An approach to lazy importing in Python 3.7

[Please note that the code in this blog post is now up on PyPI as part of the modutil library]

One of the new features in Python 3.7 is PEP 562 which adds support for __getattr__() and __dir__() on modules. Both open up some interesting possibilities. For instance, with __dir__() you can now have dir() only show what __all__ defines.

But being so immersed in Python's import system, my interest lies with __getattr__() and how it can be used to do lazy importing. Now I'm going to start this post off by stating that most people do not need lazy importing. Only when start-up costs are paramount should this come into play, e.g. CLI apps that have a short running time. For most people, the negatives to lazy loading are not worth it, e.g. knowing much later when an import fails instead of at application launch.

The old ways

Traditionally there have been two ways to do lazy/delayed importing. The oldest one is doing a local import instead of a global one (i.e. importing within your function instead of at the top of your module). While this does work to postpone importing until you run code that actually needs the module you're importing, it does have a detriment of having to write the same import statement over and over again. And if you only make some imports locals it become rather easy to forget which ones you were trying to avoid and then accidentally import the module globally. So this approach works, it just isn't ideal.

The other approach is using the lazy loader provided in importlib. Now various people like Google, Facebook, and Mercurial has successfully used this lazy loader. The first two love it to minimize overhead when running tests while the last one wants a fast start-up. One perk to the lazy loader over the local import is you can trigger a ModuleNotFoundError early as finding a module is done eagerly, it's just the loading that is postponed.

Most people also set it up so that everything is lazily loaded. Now that's a good and bad thing. It's good in that you have to do very little to implicitly make everything lazily load. It's bad in that when you make something implicit you can end up breaking expectations that code has (there is a reason that "explicit is better than implicit"). If a module expects to be loaded eagerly then it can break badly when loaded lazily. Mercurial actually developed a blacklist of modules to not load lazily to work around this, but they have to make sure to keep it updated so it isn't a perfect solution either.

The new way

In Python 3.7, modules can now have __getattr__() defined on them, allowing one to write a function which will import a module when it isn't available as an attribute on the module. This does have the drawback of making it a lazy import instead of a load and thus finding out very late if a ModuleNotFoundError will be raised. But it is explicit and still globally defined for your module, so it's easier to control.

The code itself is actually not that complicated:

import importlib


def lazy_import(importer_name, to_import):
    """Return the importing module and a callable for lazy importing.
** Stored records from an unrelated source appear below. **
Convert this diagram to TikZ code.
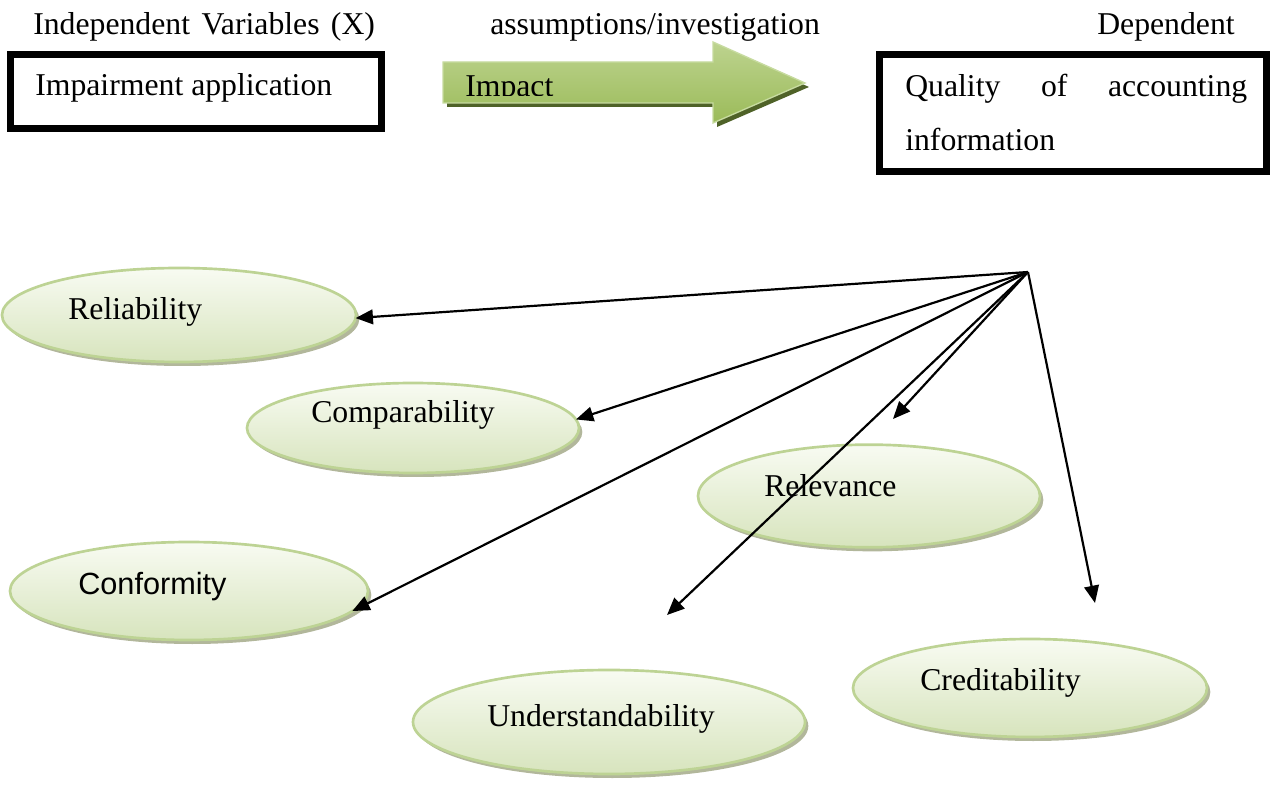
\documentclass[tikz,border=0pt]{standalone}
\usepackage{fontspec}
\setmainfont{Liberation Serif}
\newfontfamily\arialf{Liberation Sans}
\usetikzlibrary{arrows.meta,shapes.geometric,shadows}
\definecolor{ellborder}{HTML}{BDD394}
\definecolor{elltop}{HTML}{F8FBF2}
\definecolor{ellbot}{HTML}{D7E4BD}
\definecolor{ellshadow}{HTML}{A4AA8A}
\definecolor{arrtop}{HTML}{BDD38F}
\definecolor{arrbot}{HTML}{9BBB59}
\definecolor{arrshadow}{HTML}{4F6228}
\definecolor{arrborder}{HTML}{C7DBA0}
\begin{document}
\begin{tikzpicture}[x=0.75pt,y=-0.75pt,
  lbl/.style={font=\fontsize{23.8pt}{28pt}\selectfont, inner sep=0pt, anchor=base west},
  box/.style={draw=black, line width=5.25pt, inner sep=0pt, outer sep=0pt},
  oval/.style={ellipse, draw=ellborder, line width=2pt, top color=elltop, bottom color=ellbot,
    inner sep=0pt, outer sep=0pt,
    drop shadow={shadow xshift=2.5pt, shadow yshift=-3pt, fill=ellshadow, opacity=0.85}},
  conn/.style={line width=1.65pt, -{Triangle[length=13pt,width=11pt]}}]
\useasboundingbox (0,0) rectangle (1271,791);

% top labels
\node[lbl] (tIV) at (33,35) {Independent\hspace{2.6pt} Variables\hspace{2.6pt} (X)};
\node[lbl] (tAI) at (490,35) {assumptions/investigation};
\node[lbl] (tDep) at (1097,35) {Dependent};

% boxes
\node[box, minimum width=278.25pt, minimum height=55.5pt] (b1) at (196,91.5) {};
\node[lbl] (tb1) at (35,96) {Impairment application};
\node[box, minimum width=290.25pt, minimum height=87.75pt] (b2) at (1073,113) {};
\node[lbl] (tb2a) at (905,97) {\makebox[256.5pt][l]{Quality\hfill of\hfill accounting}};
\node[lbl] (tb2b) at (905,151) {information};

% block arrow
\fill[arrshadow] (447,66) -- (717,66) -- (717,46) -- (809,87) -- (717,127) -- (717,107) -- (447,107) -- cycle;
\shade[top color=arrtop, bottom color=arrbot, draw=arrborder, line width=1pt]
  (443,62) -- (713,62) -- (713,42) -- (805,83) -- (713,123) -- (713,103) -- (443,103) -- cycle;
\begin{scope}
  \clip (440,40) rectangle (720,96);
  \node[lbl] (timp) at (465,97) {Impact};
\end{scope}

% ellipses
\node[oval, minimum width=265.5pt, minimum height=70.5pt] (rel) at (179,315) {};
\node[lbl] (trel) at (68,320) {Reliability};
\node[oval, minimum width=249pt, minimum height=67.5pt] (comp) at (413,428) {};
\node[lbl] (tcomp) at (311,423) {Comparability};
\node[oval, minimum width=256.5pt, minimum height=77pt] (relv) at (869,496) {};
\node[lbl] (trelv) at (764,496) {Relevance};
\node[oval, minimum width=268.5pt, minimum height=73.5pt] (conf) at (189,591) {};
\node[lbl, font=\arialf\fontsize{23pt}{28pt}\selectfont] (tconf) at (78,594) {Conformity};
\node[oval, minimum width=294pt, minimum height=78pt] (und) at (609,722) {};
\node[lbl] (tund) at (487,726) {Understandability};
\node[oval, minimum width=265.5pt, minimum height=73.5pt] (cred) at (1030,688) {};
\node[lbl] (tcred) at (920,690) {Creditability};

% connectors
\coordinate (hub) at (1028,272);
\coordinate (fRel) at (893,419);
\coordinate (fUnd) at (667,615);
\coordinate (fCred) at (1095,603);
\draw[conn] (hub) -- (rel.-1);
\draw[conn] (hub) -- (comp.3.5);
\draw[conn] (hub) -- (conf.-7);
\draw[conn] (hub) -- (fRel);
\draw[conn] (hub) -- (fUnd);
\draw[conn] (hub) -- (fCred);
\end{tikzpicture}
\end{document}
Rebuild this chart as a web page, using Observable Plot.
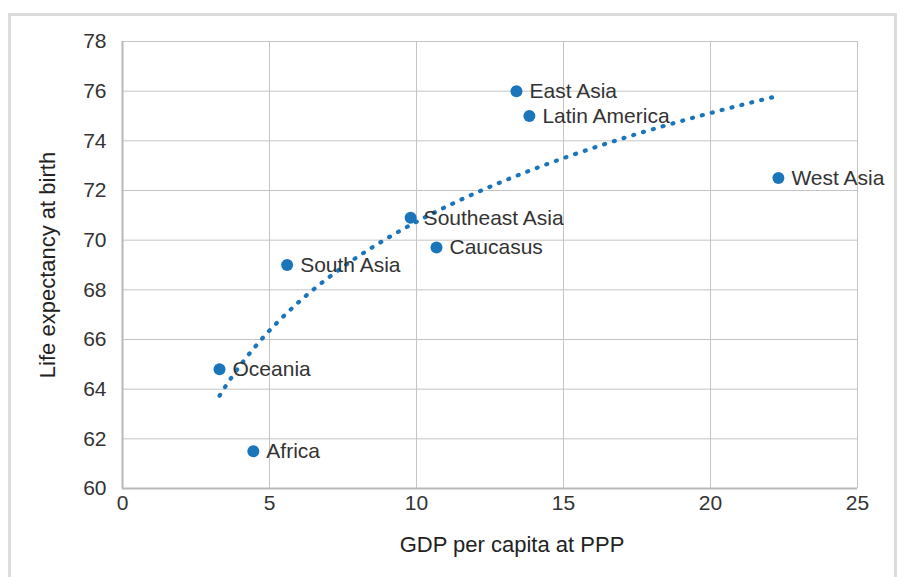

    The module named by importer_name represents the module performing the
    import to help facilitate resolving relative imports.

    to_import is an iterable of the modules to be potentially imported (absolute
    or relative). The `as` form of importing is also supported,
    e.g. `pkg.mod as spam`.

    This function returns a tuple of two items. The first is the importer
    module for easy reference within itself. The second item is a callable to be
    set to `__getattr__`.
    """
    module = importlib.import_module(importer_name)
    import_mapping = {}
    for name in to_import:
        importing, _, binding = name.partition(' as ')
        if not binding:
            _, _, binding = importing.rpartition('.')
        import_mapping[binding] = importing

    def __getattr__(name):
        if name not in import_mapping:
            message = f'module {importer_name!r} has no attribute {name!r}'
            raise AttributeError(message)
        importing = import_mapping[name]
        # imortlib.import_module() implicitly sets submodules on this module as
        # appropriate for direct imports.
        imported = importlib.import_module(importing,
                                           module.__spec__.parent)
        setattr(module, name, imported)
        return imported

    return module, __getattr__

To use it, you can do the following:

# In pkg/__init__.py with a pkg/sub.py.
mod, __getattr__ = lazy_import(__name__, {'sys', '.sub as thingy'})

def test1():
    return mod.sys

def test2():
    return mod.thingy.answer

In designing this, the trickiest bit was how to simulate the import ... as ... syntax to avoid name clashes. I ended up accepting a string which closely resembles the import statement you would have written had you done a global import. I could have broken it out into a third argument which took a mapping, but I thought that was unnecessary and I preferred to have a more unified API.

Anyway, I'm always pleased when I can do something like this in only 20 lines of Python code and feel like it isn't a total hack. 😉